For the increase from 7 to 8 billion, around 70 percent of the added population was in low-income and lower-middle-income countries.

According to the UN, these two groups of nations are anticipated to account for more than 90% of global growth when the world’s population rises from 8 to 9 billion.

Between now and 2050, the global increase in the population under age 65 will occur entirely in low-income and lower-middle-income countries since population growth in high-income and upper-middle-income countries will occur only among those aged 65 or more, it said.

The World Population Prospects 2022, released in July this year, said that India’s population stands at 1.412 billion in 2022, compared with China’s 1.426 billion.

India is projected to have a population of 1.668 billion in 2050, ahead of China’s 1.317 billion people by the middle of the century.

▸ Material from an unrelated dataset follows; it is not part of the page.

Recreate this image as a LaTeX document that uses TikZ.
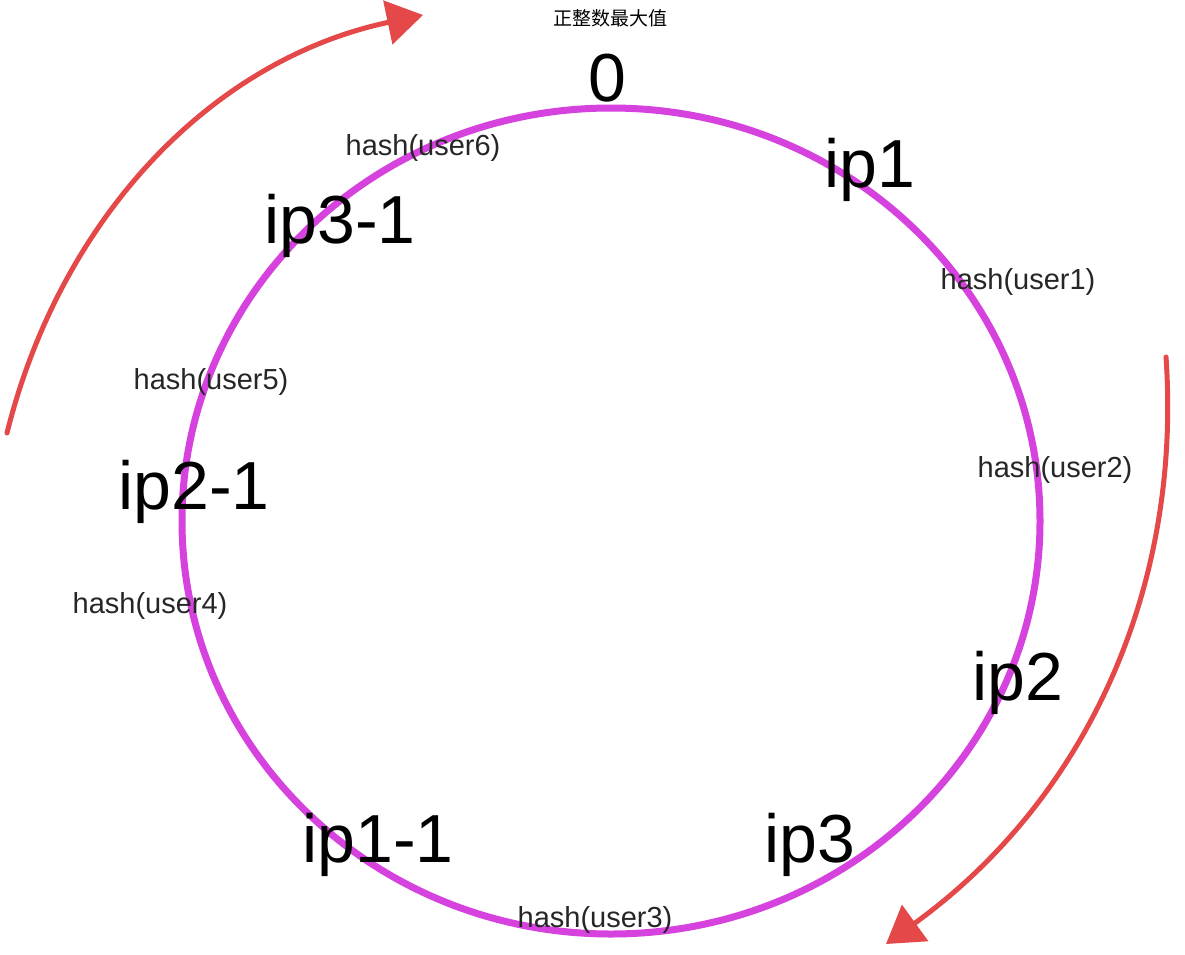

According to UNFPA estimates, 68 percent of India’s population will be between 15-64 years old in 2022, while people aged 65 and older will be seven percent of the population.

The world’s population could grow to around 8.5 billion in 2030 and 9.7 billion in 2050.

The report said China is expected to experience an absolute decline in its population as early as 2023.

At the report’s launch in July, Under-Secretary-General for Economic and Social Affairs Liu Zhenmin said that countries where population growth has slowed must prepare for an increasing proportion of older persons and, in more extreme cases, a decreasing population size.

“China provides a clear example. With the rapid aging of its population due to the combined effects of very low fertility and increasing life expectancy, growth of China’s total population is slowing down, a trend that is likely to continue in the coming decades,” Liu said.

The WHO pointed out that China has one of the fastest-growing aging populations in the world.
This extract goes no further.